A government investigator turned journalist, Greg Palast was quickly blacklisted in his home country – a White House spokesman says of him, ‘We hate that sonofabitch’ – and has since worked for Newsnight and the Observer, a kind of H.L. Mencken in exile. Not that he’s that popular over here either. In 1998 Palast broke the Lobbygate scandal, which revealed that the Blair administration (which was really popular back then – remember?) was allowing its policy to be shaped by rich corporate interests rather than the people who had delivered it from the wilderness only a year ago. In 2002 Palast published a book, The Best Democracy Money Can Buy, a collection of reports including an investigation into Enron and the theft of the 2000 presidential election. Then Palast lapsed into a silence only unpunctuated by the odd screed fired off on his emailing list. Now, after four years at work, Palast is back.
This book deals with the motivations for the invasion of Iraq, the Bush administration’s use of the War on Terror as a propaganda tool while at the same time utterly failing to protect its country, and the failure of freemarket globalisation to ensure a safe and prosperous world. Despite having broken several major stories and his shelfload of awards, Palast is derided as a conspiracy theorist. Conspiracy theories are by their nature unprovable: in the mindset of the paranoid the lack of evidence becomes evidence. Yet everything Palast says is backed up by hard fact, source and interview. Confidential documents are laid out on the pages, with an explanation of the Deep Throat-style methods Palast has employed to get them. (One memo got into the journalist’s hands through a web parodist whose email address is ‘georgebush.org’. Dubya’s actual address ends in georgebush.com, but clueless White House staffers got the domains mixed up).

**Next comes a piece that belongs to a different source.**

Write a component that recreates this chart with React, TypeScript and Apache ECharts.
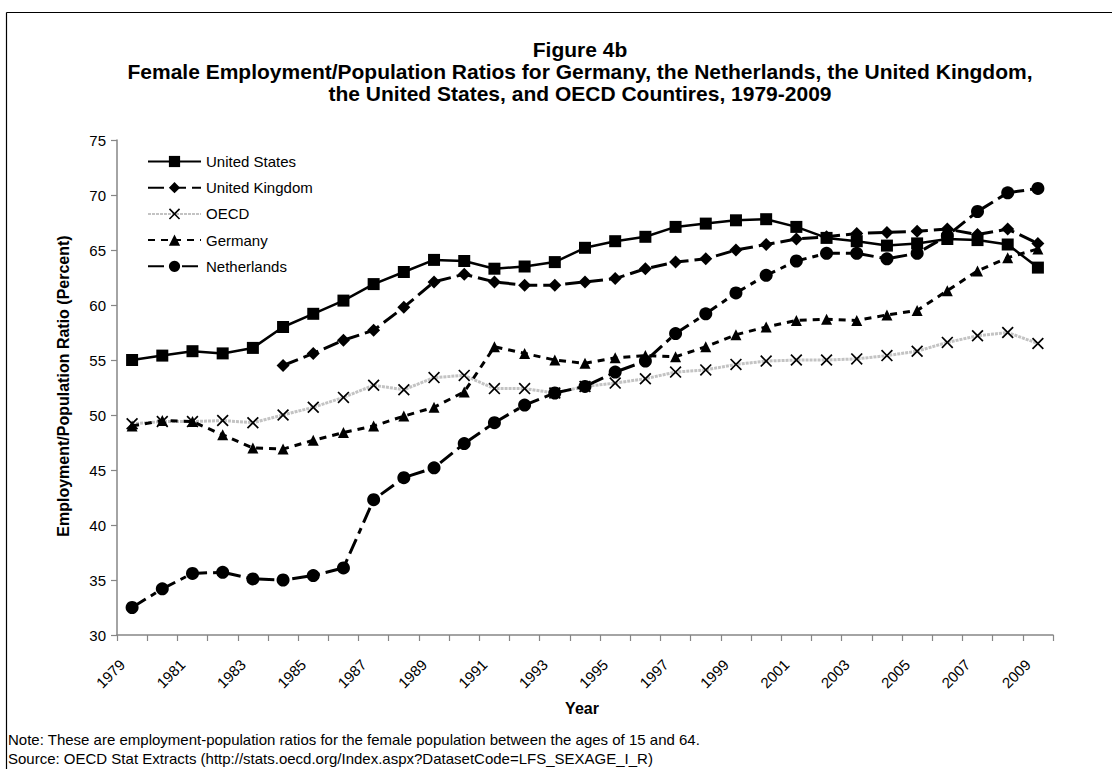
import React, { useEffect, useRef } from "react";
import * as echarts from "echarts";

const years = [
  "1979", "1980", "1981", "1982", "1983", "1984", "1985", "1986", "1987", "1988",
  "1989", "1990", "1991", "1992", "1993", "1994", "1995", "1996", "1997", "1998",
  "1999", "2000", "2001", "2002", "2003", "2004", "2005", "2006", "2007", "2008", "2009",
];

const unitedStates = [
  55.0, 55.4, 55.8, 55.6, 56.1, 58.0, 59.2, 60.4, 61.9, 63.0,
  64.1, 64.0, 63.3, 63.5, 63.9, 65.2, 65.8, 66.2, 67.1, 67.4,
  67.7, 67.8, 67.1, 66.1, 65.8, 65.4, 65.6, 66.0, 65.9, 65.5, 63.4,
];

const unitedKingdom = [
  null, null, null, null, null, 54.5, 55.6, 56.8, 57.7, 59.8,
  62.1, 62.8, 62.1, 61.8, 61.8, 62.1, 62.4, 63.3, 63.9, 64.2,
  65.0, 65.5, 66.0, 66.2, 66.5, 66.6, 66.7, 66.9, 66.4, 66.9, 65.6,
];

const oecd = [
  49.2, 49.4, 49.4, 49.5, 49.3, 50.0, 50.7, 51.6, 52.7, 52.3,
  53.4, 53.6, 52.4, 52.4, 52.0, 52.6, 52.9, 53.3, 53.9, 54.1,
  54.6, 54.9, 55.0, 55.0, 55.1, 55.4, 55.8, 56.6, 57.2, 57.5, 56.5,
];

const germany = [
  49.0, 49.5, 49.4, 48.2, 47.0, 46.9, 47.7, 48.4, 49.0, 49.9,
  50.7, 52.1, 56.2, 55.6, 55.0, 54.7, 55.2, 55.4, 55.3, 56.2,
  57.3, 58.0, 58.6, 58.7, 58.6, 59.1, 59.5, 61.3, 63.1, 64.3, 65.1,
];

const netherlands = [
  32.5, 34.2, 35.6, 35.7, 35.1, 35.0, 35.4, 36.1, 42.3, 44.3,
  45.2, 47.4, 49.3, 50.9, 52.0, 52.6, 53.9, 54.9, 57.4, 59.2,
  61.1, 62.7, 64.0, 64.7, 64.7, 64.2, 64.7, 66.3, 68.5, 70.2, 70.6,
];

const titleLines = [
  "Figure 4b",
  "Female Employment/Population Ratios for Germany, the Netherlands, the United Kingdom,",
  "the United States, and OECD Countires, 1979-2009",
];
const yAxisTitle = "Employment/Population Ratio (Percent)";
const xAxisTitle = "Year";
const noteLines = [
  "Note: These are employment-population ratios for the female population between the ages of 15 and 64.",
  "Source: OECD Stat Extracts (http://stats.oecd.org/Index.aspx?DatasetCode=LFS_SEXAGE_I_R)",
];

const FONT = "Liberation Sans, Arial, sans-serif";
const X_SYMBOL =
  "path://M0,1L1,0L5,4L9,0L10,1L6,5L10,9L9,10L5,6L1,10L0,9L4,5Z";

export default function App() {
  const ref = useRef<HTMLDivElement>(null);

  useEffect(() => {
    if (!ref.current) return;
    const chart = echarts.init(ref.current, null, { renderer: "svg" });

    const option: any = {
      animation: false,
      backgroundColor: "#ffffff",
      textStyle: { fontFamily: FONT },
      grid: { left: 117, top: 140, width: 936, height: 495, containLabel: false },
      legend: {
        orient: "vertical",
        left: 147,
        top: 154,
        padding: 0,
        itemWidth: 53,
        itemHeight: 14,
        itemGap: 11.2,
        textStyle: { fontSize: 15, lineHeight: 14, color: "#000", fontFamily: FONT },
        data: ["United States", "United Kingdom", "OECD", "Germany", "Netherlands"],
      },
      xAxis: {
        type: "category",
        data: years,
        boundaryGap: true,
        axisLine: { show: true, lineStyle: { color: "#868686", width: 1.5 } },
        axisTick: { show: true, interval: 0, length: 6, lineStyle: { color: "#868686", width: 1.2 } },
        axisLabel: {
          interval: 1,
          rotate: 45,
          fontSize: 15,
          color: "#000",
          fontFamily: FONT,
          margin: 17,
          padding: [0, 14, 0, 0],
        },
        splitLine: { show: false },
      },
      yAxis: {
        type: "value",
        min: 30,
        max: 75,
        interval: 5,
        axisLine: { show: true, lineStyle: { color: "#868686", width: 1.5 } },
        axisTick: { show: true, length: 6, lineStyle: { color: "#868686", width: 1.2 } },
        axisLabel: { fontSize: 15, color: "#000", fontFamily: FONT, margin: 11 },
        splitLine: { show: false },
      },
      series: [
        {
          name: "United States",
          type: "line",
          data: unitedStates,
          symbol: "rect",
          symbolSize: 12,
          lineStyle: { color: "#000", width: 2.5, type: "solid" },
          itemStyle: { color: "#000" },
          z: 2,
        },
        {
          name: "United Kingdom",
          type: "line",
          data: unitedKingdom,
          symbol: "diamond",
          symbolSize: 13,
          connectNulls: false,
          lineStyle: { color: "#000", width: 3, type: [16, 6] },
          itemStyle: { color: "#000" },
          z: 3,
        },
        {
          name: "OECD",
          type: "line",
          data: oecd,
          symbol: X_SYMBOL,
          symbolSize: 12,
          lineStyle: { color: "#c3c3c3", width: 3, type: [3, 1] },
          itemStyle: { color: "#000" },
          z: 4,
        },
        {
          name: "Germany",
          type: "line",
          data: germany,
          symbol: "triangle",
          symbolSize: 11,
          lineStyle: { color: "#000", width: 3, type: [7, 6] },
          itemStyle: { color: "#000" },
          z: 5,
        },
        {
          name: "Netherlands",
          type: "line",
          data: netherlands,
          symbol: "circle",
          symbolSize: 13,
          lineStyle: { color: "#000", width: 3, type: [16, 6, 6, 6] },
          itemStyle: { color: "#000" },
          z: 6,
        },
      ],
      graphic: [
        {
          type: "line",
          shape: { x1: 6.5, y1: 12.5, x2: 1112, y2: 12.5 },
          style: { stroke: "#000", lineWidth: 1.2 },
        },
        {
          type: "line",
          shape: { x1: 6.5, y1: 12.5, x2: 6.5, y2: 769 },
          style: { stroke: "#000", lineWidth: 1.2 },
        },
        ...titleLines.map((t, i) => ({
          type: "text",
          x: 580,
          y: 49 + i * 22,
          style: {
            text: t,
            font: `bold 21px ${FONT}`,
            fill: "#000",
            textAlign: "center",
            textVerticalAlign: "middle",
          },
        })),
        {
          type: "text",
          x: 63,
          y: 386,
          rotation: Math.PI / 2,
          style: {
            text: yAxisTitle,
            font: `bold 16px ${FONT}`,
            fill: "#000",
            textAlign: "center",
            textVerticalAlign: "middle",
          },
        },
        {
          type: "text",
          x: 582,
          y: 708,
          style: {
            text: xAxisTitle,
            font: `bold 16px ${FONT}`,
            fill: "#000",
            textAlign: "center",
            textVerticalAlign: "middle",
          },
        },
        ...noteLines.map((t, i) => ({
          type: "text",
          x: 8,
          y: 739 + i * 19,
          style: {
            text: t,
            font: `15px ${FONT}`,
            fill: "#000",
            textAlign: "left",
            textVerticalAlign: "middle",
          },
        })),
      ],
    };

    chart.setOption(option);
    return () => chart.dispose();
  }, []);

  return (
    <div
      ref={ref}
      style={{ position: "fixed", left: 0, top: 0, width: 1112, height: 769, background: "#fff" }}
    />
  );
}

When a conspiracy theory can be backed up with proof, it ceases to be conspiracy and becomes simple fact – or at least a good argument. Palast takes us through the machinations that allowed the Republican Party to steal the 2004 election just as they had in 2000, largely by employing dodgy computer contracts to purge black and low-income voters from the electoral roll. Three million votes from that election were not counted, votes that would almost certainly have put Kerry in the White House. In one district of Mexico, Bush polled twice the numbers of votes than are actual voters, leading Palast to speculate that the undead may have all gone Republican.

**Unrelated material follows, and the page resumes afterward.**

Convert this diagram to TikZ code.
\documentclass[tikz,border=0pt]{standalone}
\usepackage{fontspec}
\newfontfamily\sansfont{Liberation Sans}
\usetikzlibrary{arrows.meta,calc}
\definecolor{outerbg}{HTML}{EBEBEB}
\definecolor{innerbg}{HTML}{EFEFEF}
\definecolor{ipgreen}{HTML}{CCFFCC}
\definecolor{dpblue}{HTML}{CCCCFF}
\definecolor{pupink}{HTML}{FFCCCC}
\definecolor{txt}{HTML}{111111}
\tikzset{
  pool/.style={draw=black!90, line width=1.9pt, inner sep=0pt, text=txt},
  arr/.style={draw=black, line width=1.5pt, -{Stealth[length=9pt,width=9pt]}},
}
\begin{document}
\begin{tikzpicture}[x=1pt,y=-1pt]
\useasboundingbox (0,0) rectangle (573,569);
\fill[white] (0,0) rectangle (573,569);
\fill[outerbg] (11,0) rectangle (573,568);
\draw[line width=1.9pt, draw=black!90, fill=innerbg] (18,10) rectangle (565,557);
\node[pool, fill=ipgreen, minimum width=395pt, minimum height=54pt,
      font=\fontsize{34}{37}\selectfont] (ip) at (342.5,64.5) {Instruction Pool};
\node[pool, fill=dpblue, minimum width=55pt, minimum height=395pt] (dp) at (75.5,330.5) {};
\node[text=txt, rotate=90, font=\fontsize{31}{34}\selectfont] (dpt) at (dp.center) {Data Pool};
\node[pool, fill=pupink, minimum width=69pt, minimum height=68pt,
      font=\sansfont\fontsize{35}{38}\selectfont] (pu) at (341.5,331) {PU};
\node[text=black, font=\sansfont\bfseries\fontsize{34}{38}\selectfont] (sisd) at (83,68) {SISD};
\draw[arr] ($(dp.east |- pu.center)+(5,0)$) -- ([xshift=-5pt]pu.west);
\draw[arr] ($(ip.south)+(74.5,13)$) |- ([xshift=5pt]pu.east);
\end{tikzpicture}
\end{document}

On to Iraq. I and many people on the left supported the Iraq war because it was essentially the only way of getting rid of Saddam Hussein and giving Iraqis some hope in the first time in thirty-five years. But the pro-war left are a bit starry-eyed, imagining a decisive shift in US foreign policy which never in fact took place. As Johann Hari said, the Bush administration are not the armed wing of Amnesty International. ‘This war is all about oil’ seems like the lazy cry of an SWP member, but we are deluding ourselves if we ignore the ancient and ugly motivations behind the rhetoric of human rights. Palast lays out exactly how the war was about oil; there were two conflicting plans for Iraq’s natural resources, and the conflict between these plans and the two wings of the Bush administration makes for fascinating reading.
Palast has been compared to Michael Moore, but he is really more like Hunter S. Thompson without the drugs. The title of this book, taken from an Allen Ginsberg poem, and the subsequent chapter headings have all Thompson’s savage whimsy. The book is illustrated by the artist Winston Smith, whose surreal perception makes him a rival to Ralph Steadman. Palast is also like Thompson in his wit, his patriotism and his tireless stalking of his enemies – Dubya, Pat Robertson and the empty-headed freemarket evangelist Thomas Friedman. Best of all, Palast gives us his obituary of Ronald Reagan, detailing his funding of terrorism in Nicaragua and his undeclared terror campaign against the US poor. While the mainstream press has reduced obituary to panegyric, Palast’s send-off to Reagan must rank with Thompson’s goodbye note to Richard Nixon in 1994.
Unlike many in the antiwar movement, Palast is a keen advocate of freedom and democracy and has not staggered down the road of supporting any dictator or theocrat who is against the US. Palast’s great problem with Bush, he says, is not that Bush is a crook but that he is un-American: he is breaking the heart of the American Dream. Welcome back, Greg. Let freedom ring.